On April 4th Human Rights Watch and PROVEA released a report on Venezuela’s most recent security initiative, Operation Liberation and Protection of the People (hereafter referred to as OLP). The report is entitled “Power without Limits: Police and Military Raids in Popular and Immigrant Communities in Venezuela.”

Its findings are based on interviews with victims of abuse, their family members, and witnesses. Interviews were conducted by both PROVEA and Human Rights Watch. The full report can be accessed here.

The report documents the deployment of the OLP, which was launched in July 2015 in popular sectors throughout the country. Like the DIBISE and the Secure Homeland Plan before it, the OLP sends military and police officers into poor areas to conduct raids and arrests.

Though the operation is meant to reduce crime and violence, it is precisely these militarized approaches that have been shown to contribute to increasing violence throughout the region. Indeed, PROVEA presents evidence of thousands of instances of abuse, executions, arbitrary detentions, and illegal deportation. These actions delegitimize the state and justify armed responses to crime.

And, while the OLP is supposed to liberate the country from criminal gangs it is likely that these raids have contributed to the articulation and increased organization of gangs in urban areas. According to José Miguel Cruz, an El Salvadorian sociologist, these policies motivate local criminal gangs to reorganize in order to better respond to repressive policing.

Though PROVEA has reported accusations to the Attorney General multiple times, it is unclear if denunciations of officers carrying out OLP raids will be investigated. In the Attorney General’s annual report, she stated that 251 security officers have been charged with human rights abuses this year. However, these were not directly linked to the OLP.

Following are some of the key findings of the report.

Deaths

During the 135 raids that have been conducted under the OLP, 245 people have died. PROVEA claims that there are at least 20 suspected extrajudicial executions, though the actual numbers are probably much higher, given the discrepancy in the number of civilians and security officers killed.

Public figures have attributed these deaths to armed confrontations between “delinquents” and security officers. Though the government has not released information on the number of security officers killed during OLP raids, PROVEA reports evidence of three officers killed and 14 injured during raids. If most civilians were killed during armed confrontations, the numbers of dead and injured officers should be much higher. (Keymar Avila, criminologist at the Universidad Central, has also pointed out this discrepancy.)

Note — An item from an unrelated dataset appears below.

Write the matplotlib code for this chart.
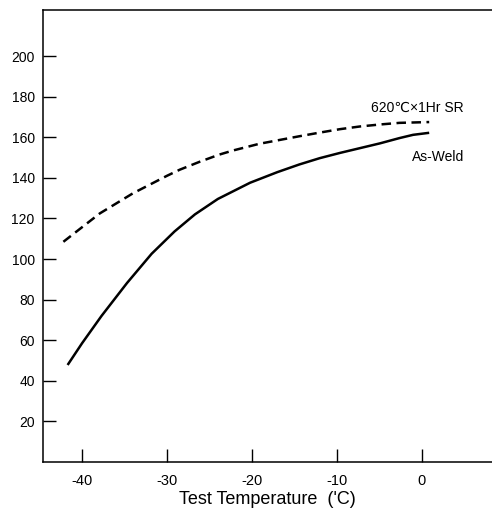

According to witnesses, some were killed when they were already in custody. In at least one case, according to PROVEA, a victim was in bed when he was shot.

Arbitrary Detentions and Evictions

More than 14,000 people were detained arbitrarily between July 2015 and January 2016. Of those detained, only 100 were eventually charged with a crime. Some detainees told PROVEA that security officers had beaten them and stolen goods from their homes, including computers, cell phones, food, and diapers.

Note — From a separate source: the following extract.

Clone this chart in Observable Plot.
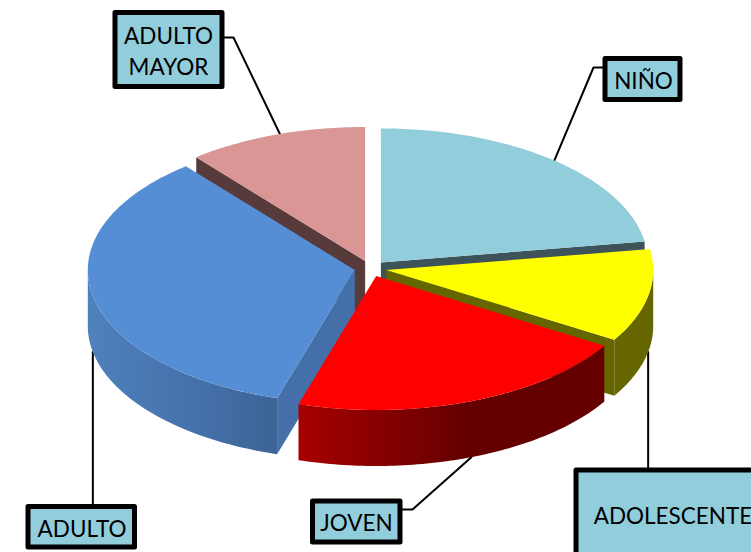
<!DOCTYPE html>
<html>
<head>
<meta charset="utf-8">
<style>
html,body{margin:0;padding:0;background:#fff;overflow:hidden;width:751px;height:552px}
svg{display:block;overflow:hidden}
</style>
<script src="https://cdn.jsdelivr.net/npm/d3@7"></script>
<script src="https://cdn.jsdelivr.net/npm/@observablehq/plot@0.6"></script>
</head>
<body>
<div id="chart"></div>
<script>
const categories = ["NIÑO", "ADOLESCENTE", "JOVEN", "ADULTO", "ADULTO MAYOR"];
const values = [22.5, 11.2, 21, 34.4, 10.9];
const topColors = ["#92CDDC", "#FFFF00", "#FF0000", "#558ED5", "#D99694"];
const faceColors = ["#3D5359", "#666600", "#660000", "#446FA8", "#573B3A"];
const wallColors = ["#3D5359", "#666600", "url(#redWall)", "url(#blueWall)", "#573B3A"];
const labelLines = ["NIÑO", "ADOLESCENTE", "JOVEN", "ADULTO", "ADULTO\nMAYOR"];

// Layout of the tilted pie and of the callout boxes
const W = 751, H = 552;
const CX = 370, CY = 268, RX = 267, RY = 134, DEPTH = 56, EXPLODE = 16;
const boxLeft = [605, 576, 312.5, 28, 115];
const boxRight = [680, 775, 400, 134.5, 222];
const boxTop = [58.5, 470, 501, 506.5, 12.5];
const boxBottom = [99.5, 575, 542, 547, 86.5];
const textX = [643, 672.5, 356, 81.5, 168];
const textY = [78.5, 513.5, 520.5, 526.5, 49];
const vertical = [false, true, false, true, false];
const elbowX = [593, 0, 412, 0, 233];
const elbowY = [67, 468, 509, 504, 37];
const startX = [605, 0, 400, 0, 222];
const startY = [67, 470, 509, 506, 37];
const anchorShift = [0, 0, 0, 0, 1];

const rad = d => d * Math.PI / 180;
const arcs = d3.pie().sort(null).value(d => d)(values);

const slices = arcs.map((a, i) => {
  const s = a.startAngle * 180 / Math.PI, e = a.endAngle * 180 / Math.PI, m = (s + e) / 2;
  const ax = CX + EXPLODE * Math.sin(rad(m));
  const ay = CY - EXPLODE * 0.5 * Math.cos(rad(m));
  const pt = t => ({x: ax + RX * Math.sin(rad(t)), y: ay - RY * Math.cos(rad(t))});
  const drop = p => ({x: p.x, y: p.y + DEPTH});
  return {i, s, e, m, ax, ay, pt, drop};
});

function arcPts(sl, from, to) {
  const n = Math.max(1, Math.ceil(Math.abs(to - from)));
  return d3.range(n + 1).map(k => sl.pt(from + (to - from) * k / n));
}

const polygons = [];
[...slices].sort((a, b) => a.ay - b.ay).forEach(sl => {
  const apex = {x: sl.ax, y: sl.ay};
  // visible radial cut faces
  [[sl.s, Math.sin(rad(sl.s))], [sl.e, -Math.sin(rad(sl.e))]].forEach(([t, north]) => {
    if (north < -0.01) {
      const p = sl.pt(t);
      polygons.push({fill: faceColors[sl.i], pts: [apex, p, sl.drop(p), sl.drop(apex)]});
    }
  });
  // outer wall where the rim faces the viewer
  const from = Math.max(sl.s, 90), to = Math.min(sl.e, 270);
  if (to > from) {
    const upper = arcPts(sl, from, to);
    polygons.push({fill: wallColors[sl.i], pts: [...upper, ...upper.slice().reverse().map(sl.drop)]});
  }
  // top face
  polygons.push({fill: topColors[sl.i], pts: [apex, ...arcPts(sl, sl.s, sl.e)]});
});

// Leader lines run from the callout to the rim at the slice's middle angle
const leaders = slices.map(sl => {
  const t = sl.m + anchorShift[sl.i];
  const p = sl.pt(t);
  const end = Math.cos(rad(t)) < 0 ? sl.drop(p) : p;
  const v = vertical[sl.i];
  return [
    {x: v ? end.x : startX[sl.i], y: startY[sl.i]},
    {x: v ? end.x : elbowX[sl.i], y: elbowY[sl.i]},
    {x: end.x, y: end.y}
  ];
});

const boxes = categories.map((c, i) => ({
  c, x1: boxLeft[i], x2: boxRight[i], y1: boxTop[i], y2: boxBottom[i],
  tx: textX[i], ty: textY[i], label: labelLines[i]
}));

const gradients = () => {
  const defs = d3.create("svg:defs");
  const add = (id, x1, x2, stops) => {
    const g = defs.append("linearGradient").attr("id", id)
      .attr("gradientUnits", "userSpaceOnUse")
      .attr("x1", x1).attr("x2", x2).attr("y1", 0).attr("y2", 0);
    stops.forEach(([o, c]) => g.append("stop").attr("offset", o).attr("stop-color", c));
  };
  add("redWall", 300, 604, [[0, "#A60000"], [0.55, "#640000"], [1, "#660000"]]);
  add("blueWall", 88, 278, [[0, "#4F81BD"], [0.5, "#4673AD"], [1, "#3D6395"]]);
  return defs.node();
};

const chart = Plot.plot({
  width: W, height: H,
  margin: 0,
  style: {background: "#fff", overflow: "hidden"},
  x: {domain: [0, W], range: [0, W], axis: null},
  y: {domain: [0, H], range: [0, H], axis: null},
  marks: [
    gradients,
    ...leaders.map(l => Plot.line(l, {x: "x", y: "y", stroke: "#000", strokeWidth: 2})),
    ...polygons.map(p => Plot.line(p.pts, {x: "x", y: "y", fill: p.fill, stroke: "none"})),
    Plot.rect(boxes, {x1: "x1", x2: "x2", y1: "y1", y2: "y2", fill: "#92CDDC", stroke: "#000", strokeWidth: 5, strokeLinejoin: "round", inset: 0}),
    Plot.text(boxes, {x: "tx", y: "ty", text: "label", fill: "#000", fontSize: 22.5, fontFamily: "Lato", lineHeight: 1.38})
  ]
});
document.getElementById("chart").appendChild(chart);
</script>
</body>
</html>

In at least one case, a man was detained for 41 days without being able to call his family or a lawyer. Another detainee was held for 28 days. Neither of these men was presented before a judge, even though the law requires that detainees be presented before a judge within 48 hours of their detention.

The Ministry of Justice has reported that 258 people have been evicted from their homes, with only six of these individuals detained.

According to PROVEA, however, thousands of people have been evicted from their homes, many of them in the states of Miranda and Carabobo. Those interviewed said they received no notification before their eviction and were given no opportunity to challenge it. Many could not return to their homes, as they were bulldozed after the eviction. In Miranda, interviewees reported that officials from the Public Ministry were present while their homes were being razed to the ground, and stood aside as “passive observers.”

At least four journalists were physically assaulted by GN officers while covering the evictions and demolitions.

Those living in housing provided by the Great Housing Mission (Gran Misión Viviendo Venezuela) are in particularly precarious positions, as many of them have not received official documents that recognize them as the legitimate beneficiaries of the program. This makes it more likely that they could be evicted without due process.

According to the Ministry of Justice, at least 12,000 mission homes had been inspected, with 1,421 of them “recuperated” by the state.

Deportations

In Táchira state alone, more than 1,700 Colombian citizens have been deported. Over 22,000 have left Venezuela for fear of abuse or deportation. None of those deported were given an audience with authorities to question their deportation, even though many said they had legal permission to be in the country. Indeed, over 400 Colombians that returned to Colombia had been granted asylum status from Venezuela.

The report ends with a number of general recommendations and specific ones for President Maduro, the Attorney General, the National Assembly, and the international community.